GenPI.co Ntb - Perang yang ada di Lombok Barat Nusa Tenggara Barat (NTB) ini berbeda, perang ini terjadi penuh kedamaian dan persaudaraan.
Orang Lombok mengenal perang itu dengan Perang Topat.
Tradisi Perang topat yang dilakukan turun temurun sejak abad ke 16 silam.
Saat agama Hindu dan Islam menyebar di Pulau Lombok secara bersamaan.
Perang Topat adalah wujud keharmonisan antar umat beragama di Pulau Lombok.
Tradisi ini juga cara masyarakat Lombok baik umat Hindu maupun Muslim, menyatakan damai dengan unik.
"Perang Topat dipusatkan di Pura Lingsar," ujar Kepala Dinas Pariwisata Lombok Barat Saipul Akhkam, belum lama ini.
Tradisi ini secara rutin digelar setiap purnama ke tujuh dalam penanggalan Suku Sasak.
Pada tanggal itu, umat Islam dan Hindu di Pulau Lombok akan memadati Pura Lingsar, Lombok Barat.
Kedua umat beragama berbeda kepercayaan ini bersatu dalam bangunan Kemaliq (sebuah bangunan suci yang memiliki sumber mata air).
Mereka menggelar prosesi upacara puji syukur atau pujawali.
Usai pujawali dan arak-arakan, prosesi Perang Topat dilakukan oleh seluruh masyarakat mulai anak anak, dewasa hingga mereka yang telah berusia lanjut.
Semua melaksanakannya penuh kegembiraan. Perang akan berakhir ketika senja telah tiba, masing masing membawa sisa sisa ketupat yang digunakan berperang.
Perang Topat memiliki makna ingin menguatkan tali persaudaraan serta hubungan silaturahmi antara berbagai latar belakang.
Khususnya masyarakat agam Hindu dengan Islam. Tradisi ini memadukan sisi religi dan budaya.

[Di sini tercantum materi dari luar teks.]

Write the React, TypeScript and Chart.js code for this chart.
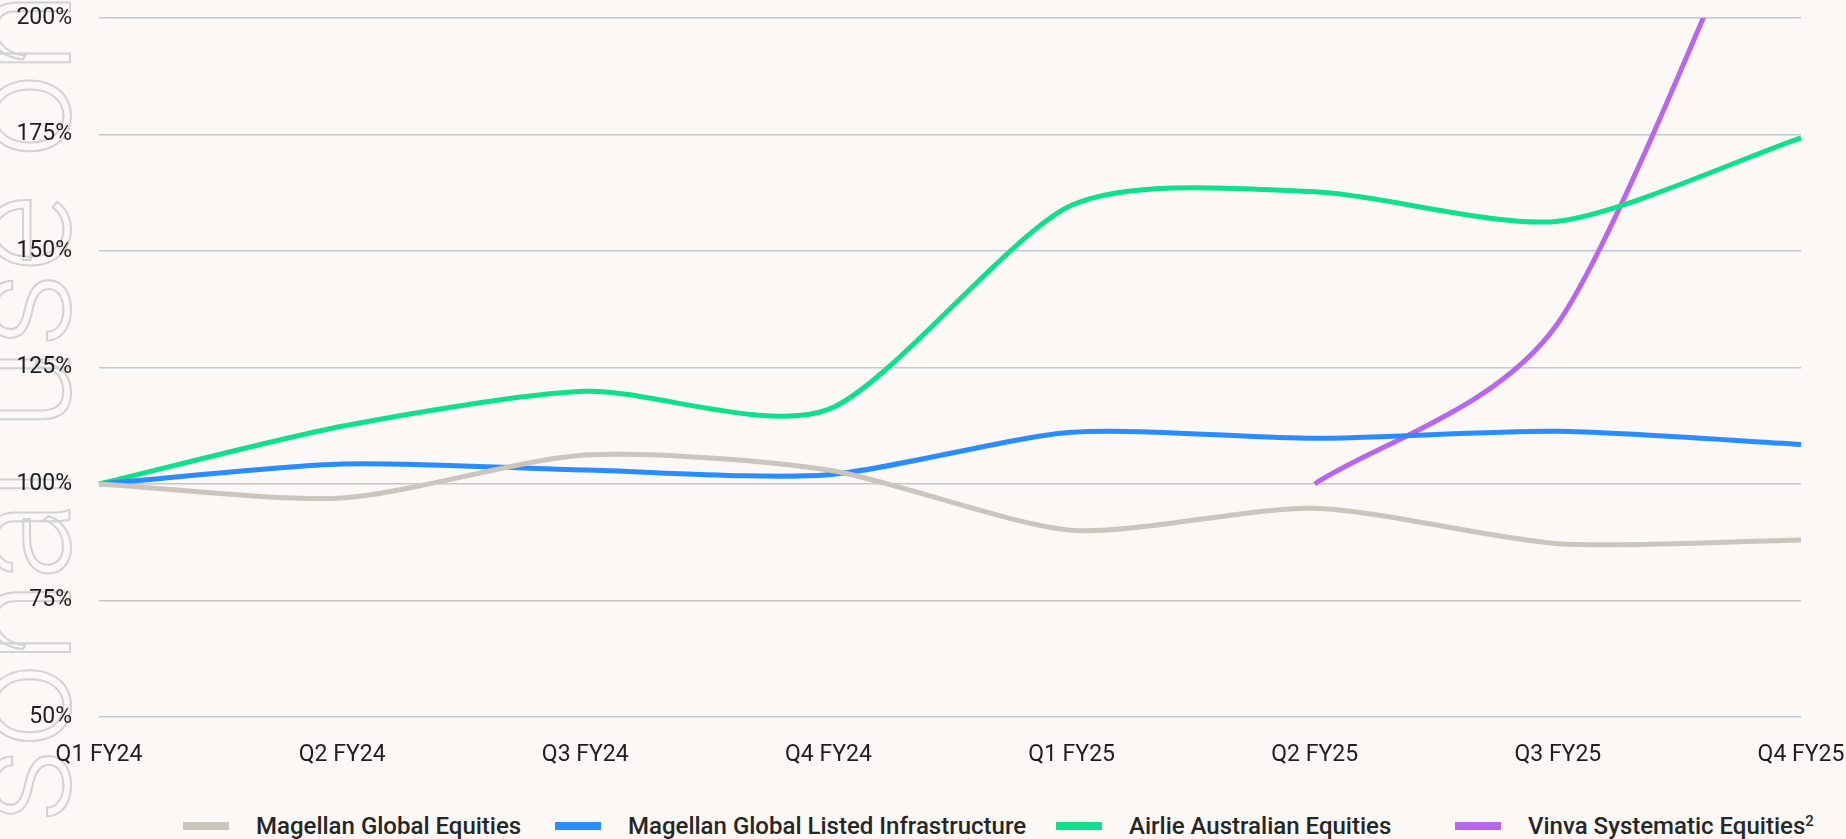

Perang Topat juga mencerminkan rasa syukur kepada Sang Pencipta atas karunia yang telah diberikan dalam bentuk kesuburan tanah, cucuran air hujan dan hasil pertanian melimpah.
Masyarakat Lombok meyakini upacara ini akan memberi berkah dengan turunnya hujan.
Kini, Perang Topat merupakan tradisi turun temurun masyarakat di Desa Lingsar Kecamatan Lingsar Kabupaten Lombok Barat. (*/berbagai sumber)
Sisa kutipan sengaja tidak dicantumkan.